(Figure scripts)
......
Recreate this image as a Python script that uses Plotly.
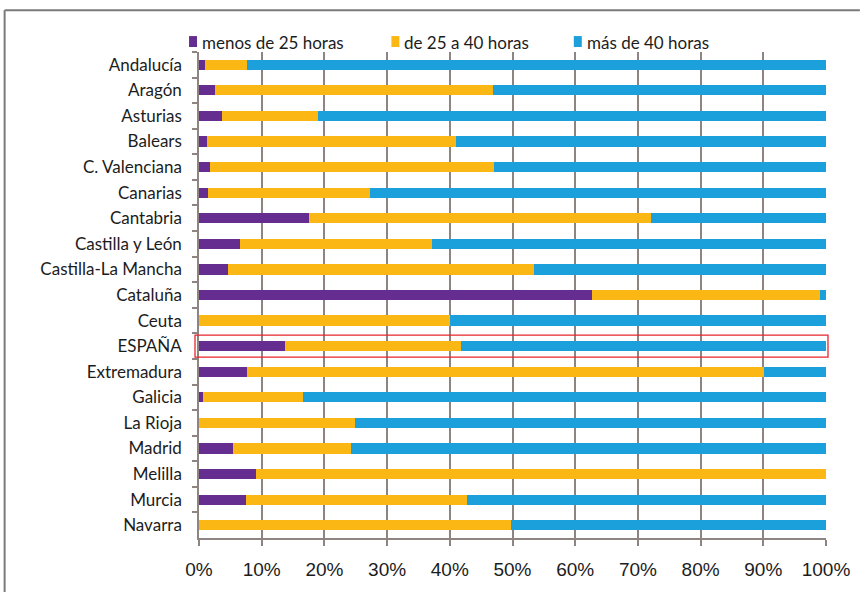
import plotly.graph_objects as go

# Weekly working hours by region (share of workers, %)
regions = ["Andalucía", "Aragón", "Asturias", "Balears", "C. Valenciana", "Canarias",
           "Cantabria", "Castilla y León", "Castilla-La Mancha", "Cataluña", "Ceuta",
           "ESPAÑA", "Extremadura", "Galicia", "La Rioja", "Madrid", "Melilla",
           "Murcia", "Navarra"]
menos_25 = [1.0, 2.5, 3.7, 1.2, 1.7, 1.5, 17.5, 6.5, 4.6, 62.6, 0.0,
            13.7, 7.7, 0.7, 0.0, 5.5, 9.1, 7.5, 0.0]
de_25_a_40 = [6.7, 44.4, 15.2, 39.8, 45.4, 25.7, 54.6, 30.7, 48.8, 36.5, 40.1,
              28.1, 82.4, 15.9, 24.8, 18.8, 90.9, 35.3, 49.7]
mas_40 = [92.3, 53.1, 81.1, 59.0, 52.9, 72.8, 27.9, 62.8, 46.6, 0.9, 59.9,
          58.2, 9.9, 83.4, 75.2, 75.7, 0.0, 57.2, 50.3]
series_names = ["menos de 25 horas", "de 25 a 40 horas", "más de 40 horas"]
x_ticks = list(range(0, 101, 10))
highlight = "ESPAÑA"

colors = ["#662d91", "#fbb714", "#1ba0dc"]
grid_color = "#8e8583"
text_color = "#1c1c1c"
label_font = "Lato"

W, H = 862, 592
L, R, T, B = 199, 34, 52, 52
plot_w, plot_h = W - L - R, H - T - B


def px_x(px):
    return (px - L) / plot_w


def px_y(py):
    return (H - B - py) / plot_h


fig = go.Figure()
for name, vals, col in zip(series_names, [menos_25, de_25_a_40, mas_40], colors):
    fig.add_trace(go.Bar(
        y=regions, x=vals, name=name, orientation="h", showlegend=False,
        marker=dict(color=col, line=dict(width=0)),
    ))

fig.update_layout(
    barmode="stack",
    bargap=0.6,
    width=W, height=H,
    margin=dict(l=L, r=R, t=T, b=B),
    paper_bgcolor="white",
    plot_bgcolor="white",
    font=dict(family=label_font, size=17, color=text_color),
)

fig.update_xaxes(
    range=[0, 100],
    tickvals=x_ticks,
    ticktext=[f"{v}%" for v in x_ticks],
    showgrid=True, gridcolor=grid_color, gridwidth=1.5,
    showline=True, linecolor=grid_color, linewidth=1.5,
    ticks="outside", ticklen=6, tickcolor=grid_color, tickwidth=1.5,
    ticklabelstandoff=7,
    tickfont=dict(family="Liberation Sans", size=19, color=text_color),
    zeroline=False,
)
fig.update_yaxes(
    autorange="reversed",
    type="category",
    showline=True, linecolor=grid_color, linewidth=1.5,
    ticks="outside", ticklen=5, tickcolor=grid_color, tickwidth=1.5,
    tickson="boundaries",
    ticklabelstandoff=12,
    showgrid=False,
    tickfont=dict(family=label_font, size=17, color=text_color),
)

# Legend row: small colour key followed by the series name
legend_text_x = [200, 403, 586]
legend_y = 42
for name, col, tx in zip(series_names, colors, legend_text_x):
    fig.add_shape(type="rect", xref="paper", yref="paper",
                  x0=px_x(tx - 11), x1=px_x(tx - 3),
                  y0=px_y(legend_y + 5), y1=px_y(legend_y - 6),
                  line=dict(width=0), fillcolor=col)
    fig.add_annotation(text=name, xref="paper", yref="paper",
                       x=px_x(tx), y=px_y(legend_y), xanchor="left", yanchor="middle",
                       showarrow=False, font=dict(family=label_font, size=17, color=text_color))

# Red frame around the national total row
idx = regions.index(highlight)
n = len(regions)
yc = 1 - (idx + 0.5) / n
half = 0.43 / n
fig.add_shape(type="rect", xref="paper", yref="paper",
              x0=px_x(195), x1=px_x(830),
              y0=yc - half, y1=yc + half,
              line=dict(color="#e8262d", width=1.3), fillcolor="rgba(0,0,0,0)",
              layer="above")

# Outer frame (top and left edges)
fig.add_shape(type="line", xref="paper", yref="paper",
              x0=px_x(4), x1=px_x(W), y0=px_y(10), y1=px_y(10),
              line=dict(color="#7a7a7a", width=2))
fig.add_shape(type="line", xref="paper", yref="paper",
              x0=px_x(4), x1=px_x(4), y0=px_y(10), y1=px_y(H + 10),
              line=dict(color="#7a7a7a", width=2))

fig.write_html("out.html")
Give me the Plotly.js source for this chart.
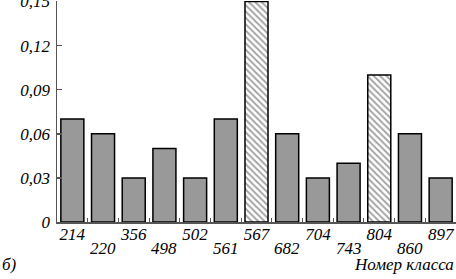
......
**Task instructions**
From the listing above, return each line with the word "this".

**Exercise output**
Recreate this image as a Python script that uses Plotly.
Give me the Plotly.js source for this chart.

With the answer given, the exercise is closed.